William H. Savery (1865-1949) was a paper manufacturer and president of the Harpers Ferry Paper Company, the Harpers Ferry Electic Light Company, and the Shenandoah Pulp Company. He was also president and general manager of the Parsons Engineering Company. Consists of thirty-seven diaries and notebooks of Savery, dating from 1873 to 1918.
William Young (1755-1829) was a Philadelphia bookseller and later a manufacturer at Rockland, Delaware. Miscellaneous papers including genealogical and biographical information, letter, and paper samples produced by Young.
William Young (1755-1829) was a Philadelphia bookseller and later a manufacturer at Rockland, Delaware. Letters to Young regarding paper business, two ship bill of lading, and two legal documents on paper produced by Young.

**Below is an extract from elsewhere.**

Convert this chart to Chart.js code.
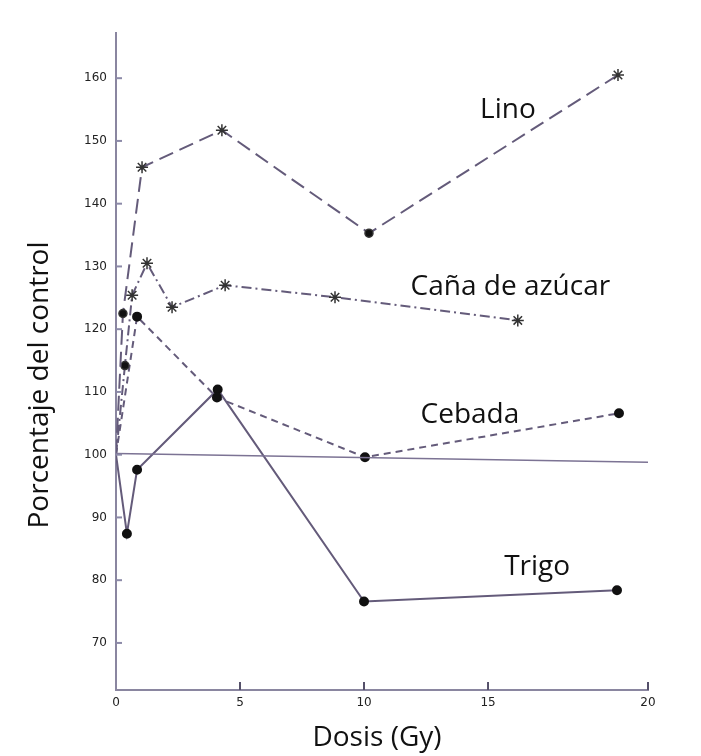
<!DOCTYPE html>
<html>
<head>
<meta charset="utf-8">
<script src="https://cdn.jsdelivr.net/npm/chart.js@4.4.0/dist/chart.umd.min.js"></script>
<style>
  body { margin: 0; background: #fff; }
  canvas { display: block; }
</style>
</head>
<body>
<canvas id="myChart" width="701" height="756"></canvas>
<script>
// Dose values (Gy) and % of control
const linoX = [0, 0.28, 1.05, 4.27, 10.2, 20.24];
const linoY = [100, 122.5, 145.8, 151.7, 135.3, 160.5];
const linoStyle = ["circle", "circle", "star", "star", "circle", "star"];

const canaX = [0, 0.36, 0.65, 1.25, 2.26, 4.4, 8.83, 16.2];
const canaY = [100, 114.2, 125.4, 130.5, 123.5, 127.0, 125.1, 121.4];
const canaStyle = ["circle", "circle", "star", "star", "star", "star", "star", "star"];

const cebadaX = [0, 0.85, 4.07, 10.04, 20.28];
const cebadaY = [100, 122.0, 109.1, 99.6, 106.6];

const trigoX = [0, 0.44, 0.85, 4.1, 10.0, 20.2];
const trigoY = [100, 87.4, 97.6, 110.4, 76.6, 78.4];

const controlX = [0, 21.5];
const controlY = [100.2, 98.8];

// axis ticks (the "20" tick sits at the end of the drawn axis)
const xTickValues = [0, 5, 10, 15, 21.45];
const xTickLabels = ["0", "5", "10", "15", "20"];
const yTickValues = [70, 80, 90, 100, 110, 120, 130, 140, 150, 160];

// in-plot labels: name and anchor in data units
const seriesNames = ["Lino", "Caña de azúcar", "Cebada", "Trigo"];
const nameX = [15.8, 15.9, 14.27, 16.98];
const nameY = [153.6, 125.5, 105.0, 80.9];

const lineColor = "#645b7a";

const toPoints = (xs, ys) => xs.map((x, i) => ({ x: x, y: ys[i] }));
// first point of every curve is the (0, 100) origin, drawn without marker
const radii = (styles) => styles.map((s, i) => (i === 0 ? 0 : s === "star" ? 6 : 4));

const ctx = document.getElementById("myChart");

// draws axis titles, inward tick marks and the curve names
const textPlugin = {
  id: "textPlugin",
  afterDraw: (chart) => {
    const c = chart.ctx;
    const xs = chart.scales.x;
    const ys = chart.scales.y;
    const area = chart.chartArea;
    c.save();

    // tick marks inside the axes
    c.lineWidth = 2;
    c.strokeStyle = "#8c8aa8";
    yTickValues.forEach((v) => {
      const py = ys.getPixelForValue(v);
      c.beginPath();
      c.moveTo(area.left, py);
      c.lineTo(area.left + 6, py);
      c.stroke();
    });
    c.strokeStyle = "#55506a";
    xTickValues.slice(1).forEach((v) => {
      const px = xs.getPixelForValue(v);
      c.beginPath();
      c.moveTo(px, area.bottom);
      c.lineTo(px, area.bottom - 8);
      c.stroke();
    });

    c.fillStyle = "#111";
    c.font = '28px "Open Sans"';
    c.textAlign = "center";
    c.textBaseline = "alphabetic";
    seriesNames.forEach((name, i) => {
      c.fillText(name, xs.getPixelForValue(nameX[i]), ys.getPixelForValue(nameY[i]));
    });

    // axis titles
    c.textBaseline = "middle";
    c.fillText("Dosis (Gy)", 377, 738);
    c.translate(40, 385);
    c.rotate(-Math.PI / 2);
    c.fillText("Porcentaje del control", 0, 0);
    c.restore();
  },
};

const chart = new Chart(ctx, {
  type: "scatter",
  data: {
    datasets: [
      {
        label: "Control",
        data: toPoints(controlX, controlY),
        showLine: true,
        borderColor: "#7c7394",
        borderWidth: 1.5,
        pointRadius: 0,
      },
      {
        label: "Lino",
        data: toPoints(linoX, linoY),
        showLine: true,
        borderColor: lineColor,
        borderWidth: 2,
        borderDash: [15, 7],
        pointStyle: linoStyle,
        pointRadius: radii(linoStyle),
        pointBackgroundColor: "#111",
        pointBorderColor: "#333",
        pointBorderWidth: 1.5,
      },
      {
        label: "Caña de azúcar",
        data: toPoints(canaX, canaY),
        showLine: true,
        borderColor: lineColor,
        borderWidth: 2,
        borderDash: [10, 4, 2, 4],
        pointStyle: canaStyle,
        pointRadius: radii(canaStyle),
        pointBackgroundColor: "#111",
        pointBorderColor: "#333",
        pointBorderWidth: 1.5,
      },
      {
        label: "Cebada",
        data: toPoints(cebadaX, cebadaY),
        showLine: true,
        borderColor: lineColor,
        borderWidth: 2,
        borderDash: [7, 5],
        pointStyle: "circle",
        pointRadius: cebadaX.map((x, i) => (i === 0 ? 0 : 4)),
        pointBackgroundColor: "#111",
        pointBorderColor: "#111",
      },
      {
        label: "Trigo",
        data: toPoints(trigoX, trigoY),
        showLine: true,
        borderColor: lineColor,
        borderWidth: 2,
        pointStyle: "circle",
        pointRadius: trigoX.map((x, i) => (i === 0 ? 0 : 4)),
        pointBackgroundColor: "#111",
        pointBorderColor: "#111",
      },
    ],
  },
  options: {
    responsive: false,
    animation: false,
    devicePixelRatio: 1,
    layout: { padding: { top: 33, right: 53, left: 0, bottom: 0 } },
    plugins: {
      legend: { display: false },
      tooltip: { enabled: false },
    },
    elements: { line: { tension: 0 } },
    scales: {
      x: {
        type: "linear",
        min: 0,
        max: 21.45,
        afterBuildTicks: (scale) => {
          scale.ticks = xTickValues.map((v) => ({ value: v }));
        },
        afterFit: (scale) => {
          scale.height = 66;
        },
        ticks: {
          callback: (value, index) => xTickLabels[index],
          font: { family: "DejaVu Sans", size: 12 },
          color: "#222",
          padding: 6,
          maxRotation: 0,
          autoSkip: false,
        },
        grid: { drawOnChartArea: false, drawTicks: false },
        border: { color: "#8a86a0", width: 2 },
      },
      y: {
        type: "linear",
        min: 62.5,
        max: 167.2,
        afterBuildTicks: (scale) => {
          scale.ticks = yTickValues.map((v) => ({ value: v }));
        },
        afterFit: (scale) => {
          scale.width = 116;
        },
        ticks: {
          font: { family: "DejaVu Sans", size: 12 },
          color: "#222",
          padding: 9,
        },
        grid: { drawOnChartArea: false, drawTicks: false },
        border: { color: "#8a86a0", width: 2 },
      },
    },
  },
  plugins: [textPlugin],
});
</script>
</body>
</html>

The Young and McAllister families were prominent families in the Associate Presbyterian community in Philadelphia. William Young (1755-1829) was a Philadelphia bookseller and later a manufacturer at Rockland, Delaware. John McAllister Jr. (1786-1877) ran the Philadelphia optical firm of that same name. This small collection of papers relate to the Young, McAllister, and Warner families. Approximately half of the material are correspondence from John Young, William Young, John McAllister Jr., and Joseph T. Warner; the other half are miscellaneous documents related to the families and businesses they were involved with including Rockland Manufacturing Company and McAllister Spectacle Company.